Going back to the case of the Korean presidential elections, the idea of ‘identity’ has indeed played an essential role in defining the votes of those over 60 years old. The generation that had to live through the aftermath of the Korean War, through that hunger and starch poverty, cannot but feel gratitude to Candidate Park’s father’s accomplishments. Especially since many of them didn’t experience the other side of that coin, the torture and violation of human rights. Candidate Park represented something they could associate with, the ‘daughter of the people’ who had a tragic life, losing both her parents at such a young age and yet having the courage to stay strong. Especially as they saw their lives fade away, along with the struggles in their youth, only to realize that their children and grandchildren didn’t seem to care of their ordeal, it seemed as if Candidate Park was the only one who understood their hurt. The irrational comments she made at the Debate did not matter. It was that never-changing smile, that courage seemingly given by her father and that indomitable willingness that mattered.

According to the author, the Conservatives (or Republicans) in the States have long been developing the idea of a ‘strict father’ when it comes to the role of the government and what the nation represents for ordinary citizens. And once again, this idea is very much in accordance with what Haidt suggests in his book and how Conservatives perceive the same ideas differently from the Progressives. For instance, Conservatives will stress more on how each individual should have what he ‘deserves’, according to his effort, thus standing against the notion of the Progressives that anyone should have a right to social welfare, regardless of his individual efforts. Discipline and punishment constitute the core of the Republican party and the people in the government work well to fit these two notions in their language. For the Democrats, the country should be a ‘nurturing father’, one who focuses more on empathy and responsibility.

Unfortunately, the Progressives (or Democrats) have been unable to use ‘proactive’ politics. Overwhelmed by the tradition and history the Conservatives have at their advantage, they are busy blocking their attacks, and have thus become subject to ‘reactive’ politics. Instead of being the leaders in suggesting new policies and frames of their own, they are busy deterring the Conservatives position and only manage to come up with short-term strategies. To the eye of the voter, the Progressives thus appear weak and do not portray the image of a leader well. It is of course important to play defense, but you cannot concentrate your whole match on defense only. You also need a good offense strategy.

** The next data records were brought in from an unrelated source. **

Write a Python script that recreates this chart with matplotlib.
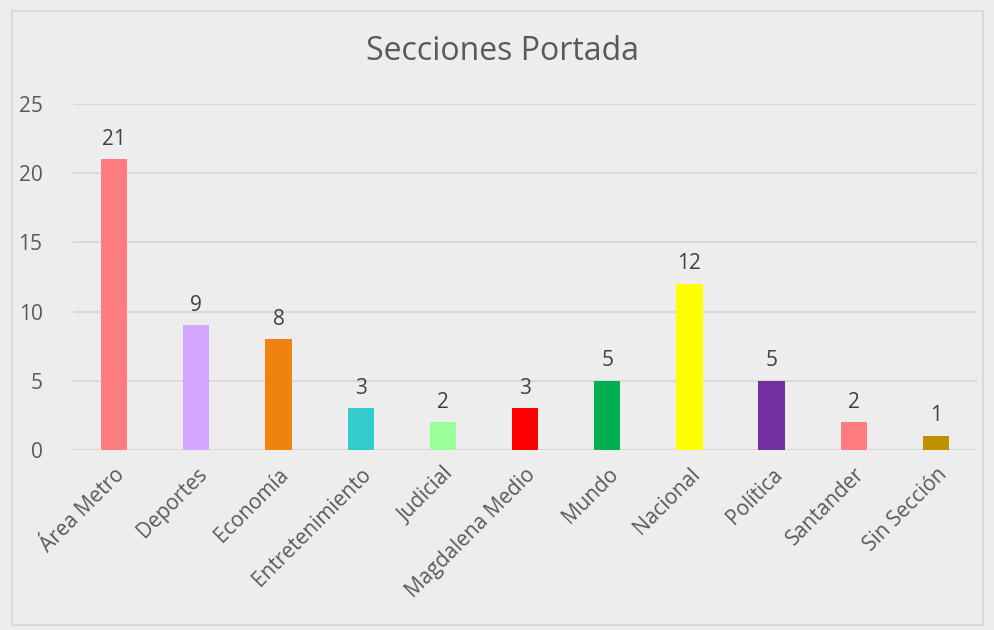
import matplotlib
matplotlib.use("Agg")
import matplotlib.pyplot as plt

categories = ["Área Metro", "Deportes", "Economía", "Entretenimiento", "Judicial",
              "Magdalena Medio", "Mundo", "Nacional", "Política", "Santander", "Sin Sección"]
values = [21, 9, 8, 3, 2, 3, 5, 12, 5, 2, 1]
colors = ["#FF7C80", "#D5A6FF", "#F0820F", "#33CCCC", "#99FF99", "#FF0000",
          "#00B050", "#FFFF00", "#7030A0", "#FF7C80", "#BF9000"]
yticks = [0, 5, 10, 15, 20, 25]

plt.rcParams['font.family'] = ['Open Sans', 'DejaVu Sans']
bg = "#EDEDED"
fig = plt.figure(figsize=(9.95, 6.3), dpi=100, facecolor=bg)
border = plt.Rectangle((0.012, 0.008), 0.976, 0.975, transform=fig.transFigure,
                       fill=False, edgecolor="#D9D9D9", linewidth=1.5)
fig.patches.append(border)
ax = fig.add_axes([0.0734, 0.2857, 0.9086, 0.5493], facecolor=bg)

x = range(len(categories))
bars = ax.bar(x, values, width=0.32, color=colors, zorder=3)
for xi, v in zip(x, values):
    ax.annotate(str(v), (xi, v), xytext=(0, 7), textcoords="offset points",
                ha="center", va="bottom", fontsize=15, color="#404040")

ax.set_ylim(0, 25)
ax.set_xlim(-0.5, len(categories) - 0.5)
ax.set_yticks(yticks)
ax.set_yticklabels([str(t) for t in yticks], fontsize=15, color="#595959")
ax.yaxis.grid(True, color="#D9D9D9", linewidth=1.5, zorder=0)
ax.set_xticks(list(x))
ax.set_xticklabels(categories, rotation=45, ha="right", rotation_mode="anchor",
                   fontsize=15, color="#595959")
ax.tick_params(length=0, pad=10)
ax.tick_params(axis="y", pad=22)
for s in ax.spines.values():
    s.set_visible(False)
ax.axhline(0, color="#D9D9D9", linewidth=1.5, zorder=2)

fig.text(0.505, 0.918, "Secciones Portada", ha="center", va="center",
         fontsize=23, color="#595959")

fig.savefig("out.png", dpi=100, facecolor=bg)
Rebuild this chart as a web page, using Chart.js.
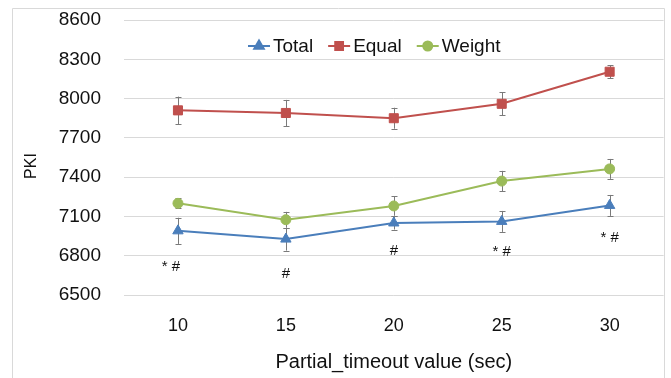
<!DOCTYPE html>
<html>
<head>
<meta charset="utf-8">
<script src="https://cdn.jsdelivr.net/npm/chart.js@4/dist/chart.umd.min.js"></script>
<style>
html, body { margin: 0; padding: 0; background: #ffffff; }
#wrap { width: 671px; height: 378px; position: relative; }
</style>
</head>
<body>
<div id="wrap"><canvas id="c" width="671" height="378"></canvas></div>
<script>
// ---- data ----
const categories = ['10', '15', '20', '25', '30'];
const totalValues  = [6990, 6927, 7050, 7062, 7184];
const totalErrors  = [100, 88, 50, 80, 80];
const equalValues  = [7910, 7890, 7850, 7960, 8205];
const equalErrors  = [105, 100, 80, 87, 48];
const weightValues = [7200, 7075, 7180, 7370, 7463];
const weightErrors = [38, 60, 75, 78, 76];
const yTicks = [6500, 6800, 7100, 7400, 7700, 8000, 8300, 8600];
const noteTexts  = ['* #', '#', '#', '* #', '* #'];
const noteValues = [6714, 6660, 6836, 6828, 6935];
const seriesLabels = ['Total', 'Equal', 'Weight'];
const yTitle = 'PKI';
const xTitle = 'Partial_timeout value (sec)';

// ---- styles ----
const FONT = "'Liberation Sans', Arial, sans-serif";
const TEXT = '#111111';
const colors = ['#4a7ebb', '#c0504d', '#9bbb59'];
const pointStyles = ['triangle', 'rect', 'circle'];
const pointRadii = [6, 6.4, 5];
const errorSets = [totalErrors, equalErrors, weightErrors];
const noteShift = [-7, 0, 0, 0, 0];

const framePlugin = {
  id: 'frame',
  beforeDraw(chart) {
    const ctx = chart.ctx;
    ctx.save();
    ctx.strokeStyle = '#d9d9d9';
    ctx.lineWidth = 1;
    ctx.beginPath();
    ctx.moveTo(12.5, 378);
    ctx.lineTo(12.5, 8.5);
    ctx.lineTo(664.5, 8.5);
    ctx.lineTo(664.5, 378);
    ctx.stroke();
    ctx.restore();
  }
};

const yTitlePlugin = {
  id: 'yTitle',
  afterDraw(chart) {
    const ctx = chart.ctx;
    ctx.save();
    ctx.translate(32, 166);
    ctx.rotate(-Math.PI / 2);
    ctx.font = '16px ' + FONT;
    ctx.fillStyle = TEXT;
    ctx.textAlign = 'center';
    ctx.textBaseline = 'middle';
    ctx.fillText(yTitle, 0, 0);
    ctx.restore();
  }
};

const errorBarPlugin = {
  id: 'errorBars',
  beforeDatasetsDraw(chart) {
    const ctx = chart.ctx;
    const ys = chart.scales.y;
    ctx.save();
    ctx.strokeStyle = '#7a7a7a';
    ctx.lineWidth = 1;
    chart.data.datasets.forEach((ds, di) => {
      const meta = chart.getDatasetMeta(di);
      const errs = errorSets[di];
      meta.data.forEach((pt, i) => {
        const v = ds.data[i];
        const x = Math.round(pt.x) + 0.5;
        const yTop = ys.getPixelForValue(v + errs[i]);
        const yBot = ys.getPixelForValue(v - errs[i]);
        ctx.beginPath();
        ctx.moveTo(x, yTop); ctx.lineTo(x, yBot);
        ctx.moveTo(x - 3, Math.round(yTop) + 0.5); ctx.lineTo(x + 3, Math.round(yTop) + 0.5);
        ctx.moveTo(x - 3, Math.round(yBot) + 0.5); ctx.lineTo(x + 3, Math.round(yBot) + 0.5);
        ctx.stroke();
      });
    });
    ctx.restore();
  }
};

const notesPlugin = {
  id: 'notes',
  afterDatasetsDraw(chart) {
    const ctx = chart.ctx;
    const xs = chart.scales.x, ys = chart.scales.y;
    ctx.save();
    ctx.fillStyle = TEXT;
    ctx.font = '15px ' + FONT;
    ctx.textAlign = 'center';
    ctx.textBaseline = 'middle';
    noteTexts.forEach((t, i) => {
      ctx.fillText(t, xs.getPixelForValue(i) + noteShift[i], ys.getPixelForValue(noteValues[i]));
    });
    ctx.restore();
  }
};

const legendPlugin = {
  id: 'customLegend',
  afterDraw(chart) {
    const ctx = chart.ctx;
    ctx.save();
    ctx.font = '19px ' + FONT;
    ctx.textBaseline = 'middle';
    ctx.textAlign = 'left';
    let x = 248;
    const y = 46;
    chart.data.datasets.forEach((ds, di) => {
      ctx.strokeStyle = colors[di];
      ctx.lineWidth = 2;
      ctx.beginPath();
      ctx.moveTo(x, y); ctx.lineTo(x + 22, y);
      ctx.stroke();
      Chart.helpers.drawPoint(ctx, {
        pointStyle: pointStyles[di], radius: di === 2 ? 4.5 : 5.5,
        borderWidth: 1, rotation: 0
      }, x + 11, y);
      ctx.fillStyle = colors[di];
      ctx.strokeStyle = colors[di];
      ctx.fill();
      ctx.fillStyle = TEXT;
      ctx.fillText(ds.label, x + 25, y + 1);
      x += 25 + ctx.measureText(ds.label).width + 15;
    });
    ctx.restore();
  }
};

function makeDataset(i, values) {
  return {
    label: seriesLabels[i],
    data: values,
    borderColor: colors[i],
    backgroundColor: colors[i],
    borderWidth: 2,
    pointStyle: pointStyles[i],
    pointRadius: pointRadii[i],
    pointHoverRadius: pointRadii[i],
    pointBorderWidth: 1,
    tension: 0,
    fill: false
  };
}

new Chart(document.getElementById('c'), {
  type: 'line',
  data: {
    labels: categories,
    datasets: [
      makeDataset(0, totalValues),
      makeDataset(1, equalValues),
      makeDataset(2, weightValues)
    ]
  },
  options: {
    responsive: false,
    animation: false,
    devicePixelRatio: 1,
    layout: { padding: { top: 20, right: 6, left: 0, bottom: 0 } },
    plugins: { legend: { display: false }, tooltip: { enabled: false } },
    scales: {
      x: {
        type: 'category',
        offset: true,
        grid: { display: false, drawTicks: false },
        border: { display: false },
        ticks: { color: TEXT, font: { family: FONT, size: 18 }, padding: 20 },
        title: {
          display: true, text: xTitle, color: TEXT,
          font: { family: FONT, size: 20 }, padding: { top: 0, bottom: 4 }
        },
        afterFit(s) { s.height = 83; s.paddingLeft = 0; s.paddingRight = 0; }
      },
      y: {
        min: 6500, max: 8600,
        afterBuildTicks(s) { s.ticks = yTicks.map(v => ({ value: v })); },
        grid: { color: '#d9d9d9', lineWidth: 1, drawTicks: false },
        border: { display: false },
        ticks: { color: TEXT, font: { family: FONT, size: 19 }, padding: 23, callback: v => String(v) },
        title: { display: false },
        afterFit(s) { s.width = 124; s.paddingTop = 0; s.paddingBottom = 0; }
      }
    }
  },
  plugins: [framePlugin, errorBarPlugin, notesPlugin, legendPlugin, yTitlePlugin]
});
</script>
</body>
</html>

Take the issue of ‘gay marriage’. By strict definition, ‘marriage’ doesn’t necessarily imply restriction to heterosexual marriage. Conservatives are keen on keeping their individual freedom and having a small government. The fact that they would willingly have the government define who can marry whom therefore seems controversial. Progressives could focus on the notion of ‘individual freedom’ and ‘individual right’ when framing this issue. The ultimate reason for marriage is love and if two homosexual people love each other and decide to celebrate that love, then yes, they too believe in the ‘sanctity of marriage’. I hope that when this issue finally becomes something people can freely discuss and something they truly feel they should in Korea, the Progressives will learn a thing or two from the ordeal their counterpart in the US are currently having, and be able to deal with it a bit better.

Progressives need to reclaim the moral high ground – of the grand American tradition of freedom, fairness, human dignity and full equality under the law.

Moreover, Progressives need to ‘unite’ around values that represent the country, not be constantly the subject of mockery and criticism of the Conservatives that label them as ‘un-American’ (or ‘un-Korean’) or treacherous. The focus in this sentence being ‘unite’. Especially in Korea, the division among the Progressives is so complex and it seems, the only constant in what defines them, that it is difficult for the people to even follow their argument. Look at the Conservatives. The Saenuri Party, and that’s it. What about the so-called Progressives? They always have more than 4 parties – at least – and moreover, these parties change their names and their members at each election (municipal, regional, presidential).

Frame your ideas to appeal to a larger group of population, try to find what people tend to identify with and  present a pro-active (play offense) and united front. These are some of the advice one could draw from Lakoff’s arguments and hand out to all the Progressives out there.

All in all, Lakoff’s book is short, easy to read, and although it tends to be a bit repetitive at some parts and also quite similar to “The Righteous Mind” (and I’m also personally doubtful as to how much the idea of ’empathy’ can be applied on the international cooperation level), it is recommendable.